Un peu avant cette époque commença le commerce de transbordement des Américains. J’ai déjà dit que les négocians de cette nation, s’étant soumis aux conditions exigées par le gouvernement de Canton, étaient retournés aux factoreries ; le blocus de Canton, promulgué par le commandant de la corvette la Volage, n’ayant pas eu de suites, les navires neutres avaient conservé toute la liberté de leurs mouvemens. D’un autre côté, les navires anglais, retenus depuis plusieurs mois avec leurs riches cargaisons en dehors du Boca-Tigris, durent saisir avec empressement l’occasion qui leur était offerte de se défaire de leurs marchandises. Il s’établit donc une espèce de commerce de va-et-vient entre les navires anglais stationnés à Hong-kong ou Tong-koo et Canton, auquel les bâtimens américains servirent d’intermédiaires. Mais les négocians de cette nation firent payer cher les services qu’ils rendaient. Le fret d’une seule balle de coton prise par les bâtimens américains à Lintin et portée par eux à Whampoa[1] fut payé jusqu’à 9 piastres (près de 50 francs). Aussi, tous les navires qui furent employés à ce transport firent-ils de brillantes affaires ; quelques navires américains gagnèrent, dans l’espace de peu de mois, plusieurs fois leur valeur ; un seul navire français, l’Asie de Bordeaux, put se livrer à ce genre d’opérations, et gagna, en deux ou trois petits voyages de sept à huit jours, plus qu’il n’avait fait dans son voyage d’Europe en Chine.

C’est alors qu’éclatèrent les sentimens d’animosité qui germaient depuis si long-temps entre les Anglais et les Américains ; les premiers ne sont guère habitués à céder à d’autres le profit de leur commerce, et ils reprochèrent amèrement aux Américains ce qu’ils appelaient, dans les journaux de Canton, leur cupidité ; ils les accusaient de profiter des difficultés de la situation des négocians anglais, comme si, en pareille circonstance, ceux-ci n’eussent pas agi de même. Le commerce n’a pas deux allures. Gagner le plus possible et par des moyens qu’on peut avouer, voilà sa maxime. Or, les négocians américains n’étaient probablement pas plus coupables, en faisant payer leur intervention à très haut prix, que les négocians anglais qui achetaient l’opium à 250 fr. à Calcutta et allaient le vendre 12, ou 1500 piastres sur la côte de Chine.
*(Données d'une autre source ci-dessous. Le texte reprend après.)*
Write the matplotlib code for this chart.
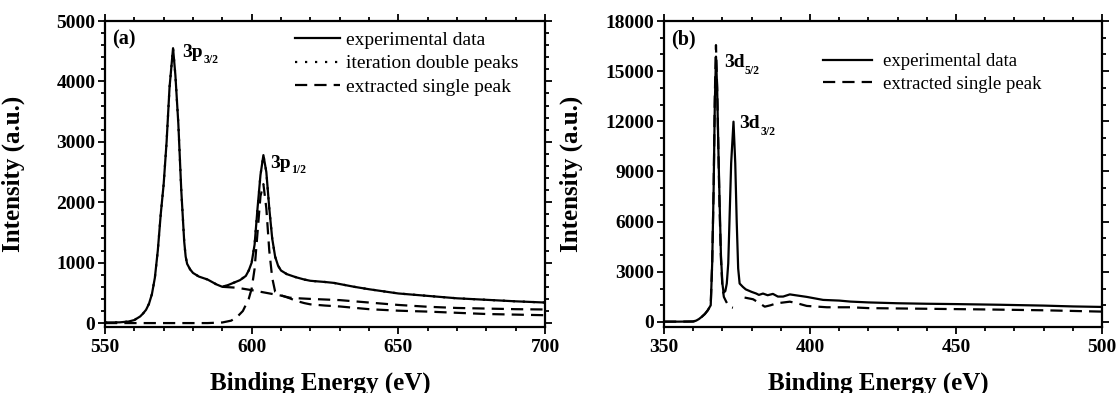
import numpy as np
import matplotlib
matplotlib.use("Agg")
import matplotlib.pyplot as plt
from matplotlib.ticker import MultipleLocator

plt.rcParams['font.family'] = ['Liberation Serif', 'DejaVu Serif']

# ---------------- panel (a): 3p region ----------------
a_exp_x = [550, 555, 558, 560, 562, 563, 564, 565, 566, 567, 568, 569, 570, 571, 572, 573.2,
           574, 575, 576, 577, 577.5, 578, 579, 580, 582, 585, 588, 590, 592, 594, 596, 598,
           599, 600, 601, 602, 603, 604, 605, 606, 607, 608, 609, 610, 612, 615, 618, 620,
           625, 628, 635, 640, 650, 660, 670, 680, 690, 700]
a_exp_y = [10, 12, 25, 50, 110, 160, 220, 320, 480, 750, 1200, 1800, 2300, 3000, 3900, 4550,
           4100, 3300, 2200, 1350, 1100, 980, 890, 830, 770, 720, 640, 600, 630, 670, 710, 780,
           870, 1000, 1300, 1900, 2450, 2780, 2500, 1900, 1400, 1100, 950, 870, 810, 760, 720, 700,
           680, 665, 600, 560, 490, 450, 410, 385, 360, 340]
# iteration double peaks coincide with the experimental curve
a_double_x = a_exp_x
a_double_y = a_exp_y
# extracted single peak (3p1/2)
a_single_x = [550, 585, 590, 593, 595, 597, 599, 600, 601, 602, 603, 604, 605, 606, 607, 608,
              610, 613, 615, 618, 620, 625, 630, 640, 650, 660, 670, 680, 690, 700]
a_single_y = [0, 0, 10, 40, 100, 200, 400, 570, 900, 1500, 2100, 2300, 1900, 1200, 750, 520,
              460, 410, 370, 330, 310, 290, 275, 230, 205, 190, 170, 150, 140, 130]
# background of the extracted peak
a_bg_x = [590, 595, 600, 605, 610, 613, 616, 620, 630, 640, 650, 660, 670, 680, 690, 700]
a_bg_y = [600, 585, 545, 500, 455, 420, 410, 400, 380, 340, 300, 270, 250, 240, 230, 225]

# ---------------- panel (b): 3d region ----------------
b_exp_x = [350, 355, 358, 360, 361, 362, 363, 364, 365, 366, 366.5, 367, 367.4, 367.8, 368.2,
           368.6, 369, 369.5, 370, 370.4, 371, 371.5, 372, 372.5, 373, 373.8, 374.4, 374.9,
           375.4, 375.9, 377, 378, 380, 381.6, 382.5, 383.9, 385.5, 387.3, 389, 390.8, 393.1,
           395, 398.9, 404.5, 410, 413.8, 420, 430, 440, 450, 465, 480, 490, 500]
b_exp_y = [20, 20, 25, 30, 80, 180, 320, 480, 700, 1000, 3500, 8000, 13000, 15870, 14000,
           10500, 7500, 4000, 2300, 1750, 1850, 2300, 3500, 6500, 9500, 11980, 9500, 6000,
           3200, 2300, 2100, 1950, 1800, 1700, 1620, 1700, 1600, 1680, 1520, 1520, 1650,
           1600, 1500, 1320, 1280, 1220, 1170, 1120, 1090, 1070, 1030, 980, 930, 900]
# extracted single peak (3d5/2) and its tail
b_single_x = [350, 355, 358, 360, 361, 362, 363, 364, 365, 366, 366.5, 367, 367.4, 367.8,
              368.2, 368.6, 369, 369.5, 370, 370.5, 371.3, 372, 373, 373.6, np.nan,
              377.6, 380.5, 382.5, 384.5, 386.5, 388.5, 393.1, 396, 398.9, 405.8, 413.8,
              420, 440, 460, 480, 500]
b_single_y = [20, 20, 25, 30, 80, 180, 320, 480, 700, 1000, 3500, 8000, 13500, 16560,
              14000, 10500, 7000, 3800, 2100, 1500, 1215, 1000, 880, 850, np.nan,
              1460, 1360, 1150, 915, 1000, 1115, 1215, 1100, 960, 880, 880,
              830, 790, 750, 700, 620]

xlims = [(550, 700), (350, 500)]
ylims = [(-65, 5000), (-300, 18000)]
yticks_major = [1000, 3000]
yticks_minor = [200, 1000]
panel_tags = ['(a)', '(b)']

fig = plt.figure(figsize=(11.18, 3.93), dpi=100)
W, H = 1118, 393
axA = fig.add_axes([105 / W, (H - 327) / H, 440 / W, 306 / H])
axB = fig.add_axes([664 / W, (H - 327) / H, 438 / W, 306 / H])

lw = 1.6
dash = (5.5, 3.2)

axA.plot(a_exp_x, a_exp_y, color='black', lw=lw, label='experimental data')
axA.plot(a_double_x, a_double_y, color='black', lw=lw, ls=(0, (1, 3.5)),
         label='iteration double peaks')
axA.plot(a_single_x, a_single_y, color='black', lw=lw, ls=(0, dash),
         label='extracted single peak')
axA.plot(a_bg_x, a_bg_y, color='black', lw=lw, ls=(0, dash))

axB.plot(b_exp_x, b_exp_y, color='black', lw=lw, label='experimental data')
axB.plot(b_single_x, b_single_y, color='black', lw=lw, ls=(0, dash),
         label='extracted single peak')

for i, ax in enumerate([axA, axB]):
    ax.set_xlim(*xlims[i])
    ax.set_ylim(*ylims[i])
    ax.xaxis.set_major_locator(MultipleLocator(50))
    ax.xaxis.set_minor_locator(MultipleLocator(10))
    ax.yaxis.set_major_locator(MultipleLocator(yticks_major[i]))
    ax.yaxis.set_minor_locator(MultipleLocator(yticks_minor[i]))
    ax.tick_params(which='both', direction='out', top=True, right=True,
                   width=1.3, labelsize=14)
    ax.tick_params(which='major', length=5)
    ax.tick_params(which='minor', length=3)
    ax.tick_params(axis='x', which='major', pad=4)
    ax.tick_params(axis='y', which='major', pad=2)
    for lab in ax.get_xticklabels() + ax.get_yticklabels():
        lab.set_fontweight('bold')
    for sp in ax.spines.values():
        sp.set_linewidth(1.6)
    ax.set_xlabel('Binding Energy (eV)', fontsize=18, fontweight='bold')
    ax.set_ylabel('Intensity (a.u.)', fontsize=18, fontweight='bold')
    ax.text(0.016, 0.938, panel_tags[i], transform=ax.transAxes, fontsize=14.5,
            fontweight='bold', va='center', ha='left')

axA.xaxis.set_label_coords(0.49, -0.145)
axB.xaxis.set_label_coords(0.49, -0.145)
axA.yaxis.set_label_coords(-0.182, 0.5)
axB.yaxis.set_label_coords(-0.185, 0.5)


def peak_label(ax, x, y, main, sub, dy):
    t = ax.text(x, y, main, fontsize=14, fontweight='bold', ha='left', va='baseline')
    ax.annotate(sub, xy=(1, 0), xycoords=t, xytext=(0.3, dy),
                textcoords='offset points', fontsize=8.5, fontweight='bold',
                ha='left', va='baseline')


peak_label(axA, 576.3, 4400, '3p', '3/2', -1.0)
peak_label(axA, 606.3, 2570, '3p', '1/2', -1.0)
peak_label(axB, 370.5, 15250, '3d', '5/2', -2.5)
peak_label(axB, 375.7, 11600, '3d', '3/2', -2.5)

legA = axA.legend(loc='upper left', bbox_to_anchor=(0.432, 0.966), frameon=False,
                  fontsize=14, handlelength=2.3, handletextpad=0.3,
                  labelspacing=0.3, borderpad=0, borderaxespad=0)
legB = axB.legend(loc='upper left', bbox_to_anchor=(0.363, 0.895), frameon=False,
                  fontsize=13.5, handlelength=2.6, handletextpad=0.6,
                  labelspacing=0.3, borderpad=0, borderaxespad=0)

fig.savefig('out.png', dpi=100)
Du reste, toutes les réclamations auxquelles les exigences des Américains donnèrent lieu n’empêchèrent pas ceux-ci de naviguer librement entre Lintin et Whampoa ; d’un autre côté, les Anglais, retenus dans les eaux extérieures de la rivière de Canton par une disposition du surintendant dont les conséquences commençaient à peser lourdement sur eux, durent s’estimer heureux de trouver, même à si haut prix, le moyen d’opérer, après un aussi long retard, la vente de leurs cargaisons et de se procurer des chargemens de

  1. La distance entre ces deux points est de soixante milles.